This is a breakdown of each CA Proposition as researched by Debra Dowdy. She has taken the time to research the facts as given by the Ballot Initiatives and information available on ballotpedia.org. At the end of the description, she and I give our vote for each Proposition. There is also a linkable list of Propositions at the bottom of the post. We hope this will help you learn more about these important initiatives. Please leave a comment with your thoughts and vote!
CA Proposition 55. Tax Extension to Fund Education and Healthcare.
Back in 2012 we voted on Prop 30 that increased the California income tax on high earners for seven years and added 0.25% to the sales tax. This initiative would allow the sales tax increase to expire, but extend the increased income tax for 12 years until 2030. This raised about $6 billion per year. 89% of the money was used for K-12 schools and 11% for community colleges. If there were any excess funds, the extra went to healthcare. This impacts about 1.5% of Californians and will raise between $4 and 9 billion per year depending on the economy and stock market.
Individual taxpayers who earn between $41,000 and $52,000 pay an 8% income tax. Prior to Prop 30, higher earners paid 9.3%. With the increase citizens making $52K to $263K pay 9.3%, $263K to $316K pay 10.3%, $316K to $526K pay 11.3%, and over $526K pay 12.3%. (California is among the states who have the highest state income taxes. What are we getting for our money?)
Supporters say, “The proposition would not raise taxes for anyone, and would lower the sales tax.” (Of course it won’t raise taxes, they were already raised.) They also say that, “Under Prop 55, all Californians’ sales taxes are reduced.” (That was the plan to begin with.) They say it will help restore the arts and music in schools. I don’t have kids in school anymore, but I’m unaware of an increase in these during the last four years the tax increase was in effect. Correct me if I’m wrong. My point is that the language is deceptive.

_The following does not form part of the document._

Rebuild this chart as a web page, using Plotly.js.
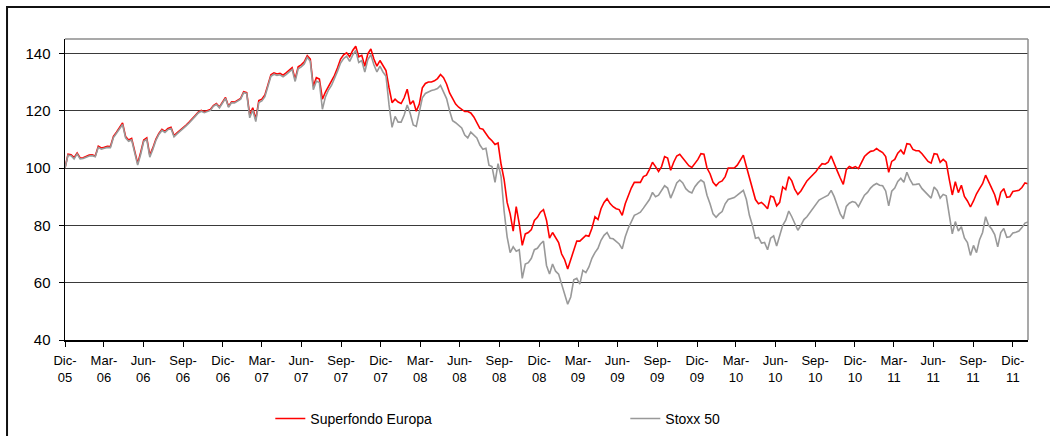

The opposition argues that this was supposed to be temporary and Sacramento is breaking their word on this. It’s also not necessary because we currently have a budget surplus of $2.7 billion. Finally, they say education spending has increased by $24.6 billion since 2012–a 52% increase. (I have not been able to verify that independently.)
Per our Constitution, over half of the State’s budget must go to the schools. Setting aside another income stream that can only be used for schools would force painful budget cuts in other areas when bad times come again. The school money cannot be touched.
The first initiative, Prop 51, looks to raise a $9 billion bond for schools. This initiative will raise $4 to 9 billion more. Is all this money really fixing anything?